Legendary Harvard trainer Tommy Rawson, now 92, helped Liu learn proper technique through exhaustive repetition, which also helped to build her strength. Since taking up the sport as an undergraduate, Liu has twice won Boston's Golden Gloves in her weight division. She is undefeated against every woman she has faced, with a record of 6-0. Her results against men in the ring are not quite as good, but impressive still is her fearlessness when facing them.
The Cheshire, Conn., native couldn't find much same-sex competition when she began boxing, so she would regularly spar against men training in the Harvard gym, sometimes competing with male boxers who outweighed her by 30 or 40 pounds. The experience enabled her to handle a level of speed and technique she rarely sees against other women. "I just picked up what I could from them," she says. "Maybe that's why I have an edge." Courageous against any foe, Liu once had her ribs broken by a male opponent during a heated sparring match.
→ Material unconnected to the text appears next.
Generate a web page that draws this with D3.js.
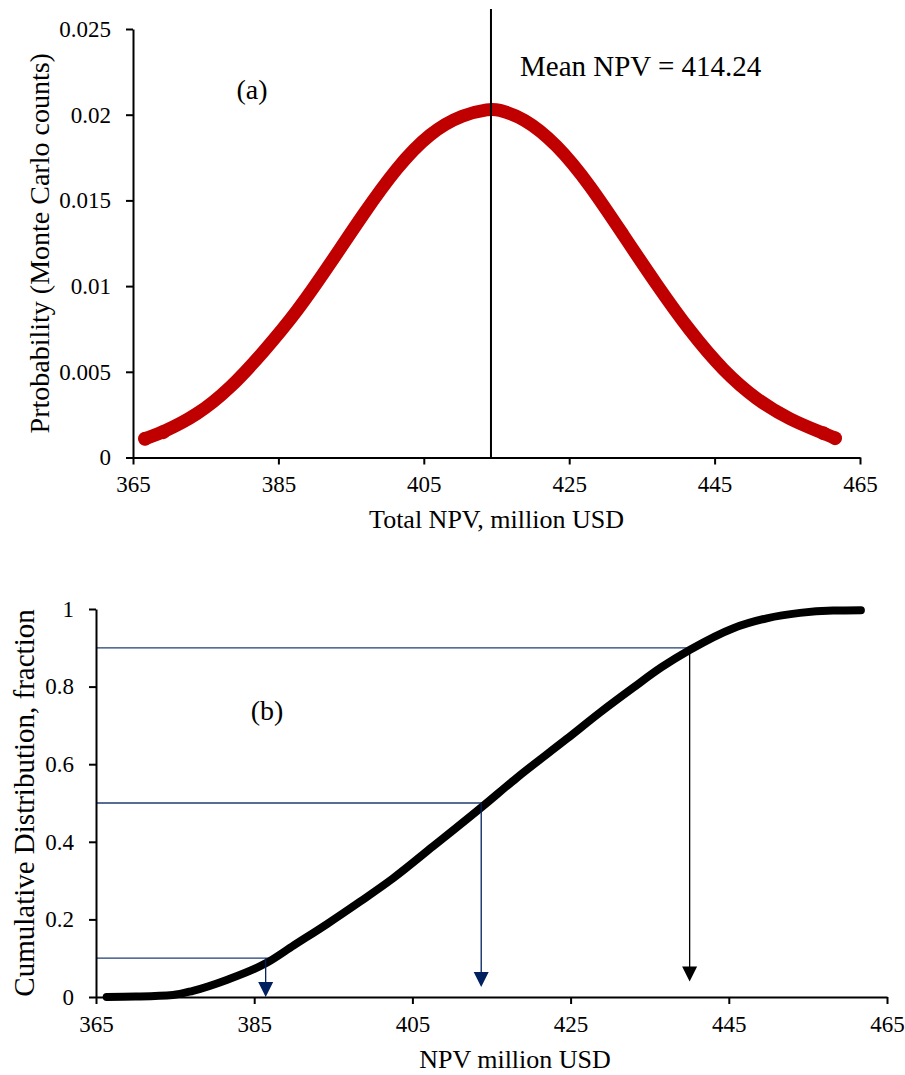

Until last January, Liu hadn't been in a ring for nearly two years, taking a hiatus from the sport to concentrate on the demands of law school. When she decided to train for the Golden Gloves, Liu enlisted the help of Mickey and Negra Rosario of the Thomas Jefferson Community Center in East Harlem, who are well known in the local boxing community for getting fighters ready for competition. Three months of intense training paid off.
Although Liu is proud of her accomplishments in the ring, she admits to being frustrated because the skill level for women's boxing has not reached its potential. "There aren't that many competitors," she says, noting that several weight classes of the female division in New York's Golden Gloves only had two contestants entered. Another issue Liu takes with the sport is how many women tend to just come out brawling in fights, without a strategy or attention to technique. This often prevents women's boxing from gaining the respect and credibility it deserves, she says.
"I don't want to be considered just a brawler or some sort of entertainer who goes on before the real fights begin," says Liu, referring to men's bouts which usually follow the women on a bill.
The next challenge for Liu will be competing in the National Golden Gloves competition this August, where she hopes she will do some damage. Although she has no desire to turn professional, opting instead to fight lawsuits when she finishes school, Liu wouldn't mind keeping her options open three years from now.
"I hope the sport will get into the Olympics," she says, adding that the Olympic Committee is considering women's boxing for the 2004 games in Athens. "I would definitely give it a try."